Conversion

Converting Glycans from IUPAC-condensed to SMILES

This is the main purpose this package has been developed for. There are many options on the input to convert glycans and how the output can be stored.

[1]:

from glyles import convert, convert_generator

Input formats

We will with go through different input formats. These include single glycans, lists or tuples, files, and generators of glycans. Combinations of those are possible.

Conversion of a single glycan

The output will be a list with one tuple containing the input IUPAC-condensed string and the SMILES string.

[2]:

convert("Gal")

[2]:

[('Gal', 'O1C(O)[C@H](O)[C@@H](O)[C@@H](O)[C@H]1CO')]

Conversion of a list of glycans

The output will be a list with as many tuples as structures are given.

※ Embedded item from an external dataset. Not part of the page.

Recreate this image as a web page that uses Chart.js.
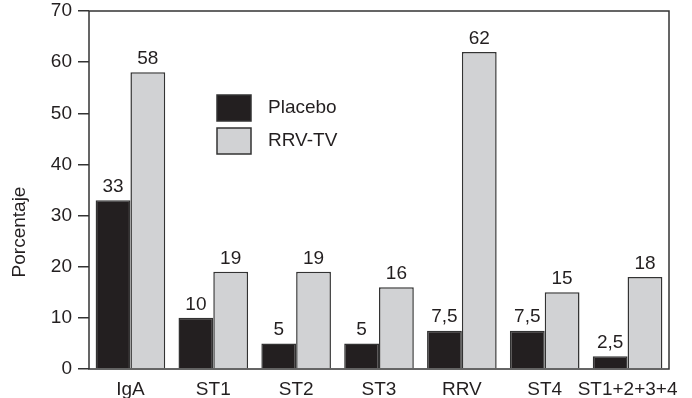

All tuples will hold the input IUPAC-condensed string and the according SMILES string. This works with tuple-input as well.

[3]:

convert(glycan_list=["Gal", "Man", "GalNAc", "Neu5Ac"])

[3]:

[('Gal', 'O1C(O)[C@H](O)[C@@H](O)[C@@H](O)[C@H]1CO'),
 ('Man', 'O1C(O)[C@@H](O)[C@@H](O)[C@H](O)[C@H]1CO'),
 ('GalNAc', 'O1C(O)[C@H](NC(C)=O)[C@@H](O)[C@@H](O)[C@H]1CO'),
 ('Neu5Ac', 'O1[C@@H]([C@H](O)[C@H](O)CO)[C@H](NC(C)=O)[C@@H](O)CC1(O)C(=O)O')]

Conversion of a file containing glycans

Input can also be a file where each file contains one glycan per line.

[4]:

convert(glycan_file="files/general.txt")

[4]:

[('GalNAc', 'O1C(O)[C@H](NC(C)=O)[C@@H](O)[C@@H](O)[C@H]1CO'),
 ('GlcNAca', 'O1[C@H](O)[C@H](NC(C)=O)[C@@H](O)[C@H](O)[C@H]1CO'),
 ('GalA', 'O1C(O)[C@H](O)[C@@H](O)[C@@H](O)[C@H]1C(=O)O'),
 ('GlcA', 'O1C(O)[C@H](O)[C@@H](O)[C@H](O)[C@H]1C(=O)O'),
 ('GalN', 'O1C(O)[C@H](N)[C@@H](O)[C@@H](O)[C@H]1CO')]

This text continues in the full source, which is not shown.